Kisah Mualaf Amerika Serikat Rap Brown, Masuk Islam saat di Penjara
Mualaf asal Amerika Serikat, H. Rap ??(Hubert Gerold) Brown yang mengganti namanya menjadi Jamil Abdullah Al-Amin. Foto/Ilustrasi: muslimmatters
A A A
Mualaf asal Amerika Serikat , H. Rap (Hubert Gerold) Brown yang mengganti namanya menjadi Jamil Abdullah Al-Amin, memutuskan memeluk Islam saat berada di penjara. Kala itu, ia dibui selama 5 tahun karena kasus perampokan.
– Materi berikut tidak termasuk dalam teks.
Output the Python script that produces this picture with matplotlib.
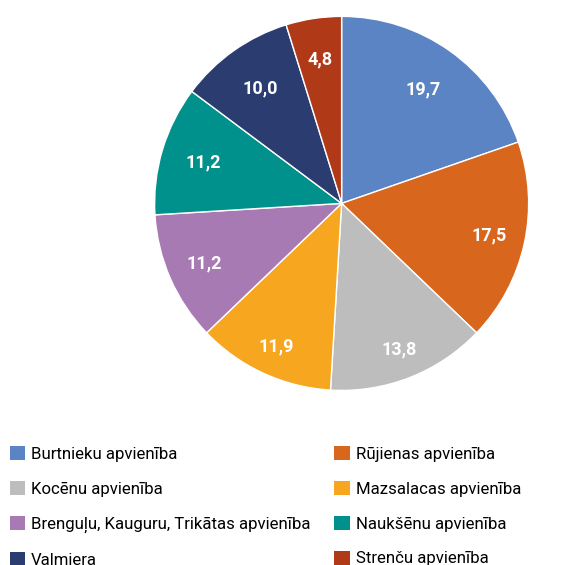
import numpy as np
import matplotlib
matplotlib.use("Agg")
import matplotlib.pyplot as plt
from matplotlib.patches import Patch

plt.rcParams['font.family'] = ['Roboto', 'DejaVu Sans']

# data
labels = ["Burtnieku apvienība", "Rūjienas apvienība", "Kocēnu apvienība",
          "Mazsalacas apvienība", "Brenguļu, Kauguru, Trikātas apvienība",
          "Naukšēnu apvienība", "Valmiera", "Strenču apvienība"]
values = [19.7, 17.5, 13.8, 11.9, 11.2, 11.2, 10.0, 4.8]
colors = ["#5B84C4", "#D8661C", "#BDBDBD", "#F6A71F", "#A87AB3",
          "#00918C", "#2A3C70", "#B03A17"]
# radial position of each value label (fraction of radius)
label_r = [0.75, 0.81, 0.84, 0.84, 0.80, 0.77, 0.75, 0.78]

fig = plt.figure(figsize=(5.81, 5.65), dpi=100)
ax = fig.add_axes([0.266, 0.309, 0.644, 0.662])

wedges, _ = ax.pie(values, colors=colors, startangle=90, counterclock=False,
                   wedgeprops=dict(edgecolor="white", linewidth=1))
ax.set_xlim(-1, 1)
ax.set_ylim(-1, 1)
ax.set_aspect("equal")

# value labels inside slices
total = sum(values)
ang0 = 90
for v, r in zip(values, label_r):
    mid = ang0 - v / total * 360 / 2
    ang0 -= v / total * 360
    x = r * np.cos(np.radians(mid))
    y = r * np.sin(np.radians(mid))
    ax.text(x, y, f"{v:.1f}".replace(".", ","), ha="center", va="center",
            color="white", fontsize=13, fontweight="bold")

# legend, 2 columns filled row by row
order = [0, 2, 4, 6, 1, 3, 5, 7]
handles = [Patch(facecolor=colors[i], label=labels[i]) for i in order]
fig.legend(handles=handles, ncol=2, loc="upper left", bbox_to_anchor=(0.017, 0.21),
           frameon=False, fontsize=12.1, handlelength=0.92, handleheight=0.9,
           handletextpad=0.35, labelspacing=1.13, columnspacing=1.4,
           borderaxespad=0, borderpad=0)

fig.savefig("out.png", dpi=100)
Steven Barbosa dalam bukunya berjudul "American Jihad, Islam After Malcolm X" memaparkan Rap adalah seorang aktivis. Kalau sebelum masuk Islam ia mampu membuat pendengarnya terpaku dan berurai air mata mendengarkan pidatonya, maka setelah masuk Islam ia lebih menganjurkan disiplin diri dengan cara mengerjakan sholat, puasa, sedekah, dan tawakal . Itu semua merupakan persiapan untuk menghadap Allah di hari akhir. "Terlalu banyak bicara bisa membikin orang mabuk," ujar Rap.



Berikut penuturan Rap (Hubert Gerold) Brown atau Jamil Abdullah Al-Amin sebagaimana dinukil dalam buku yang telah diterjemahkan Sudirman Teba dan Fettiyah Basri menjadi "Jihad Gaya Amerika, Islam Setelah Malcolm X" (Mizan, 1995) tersebut.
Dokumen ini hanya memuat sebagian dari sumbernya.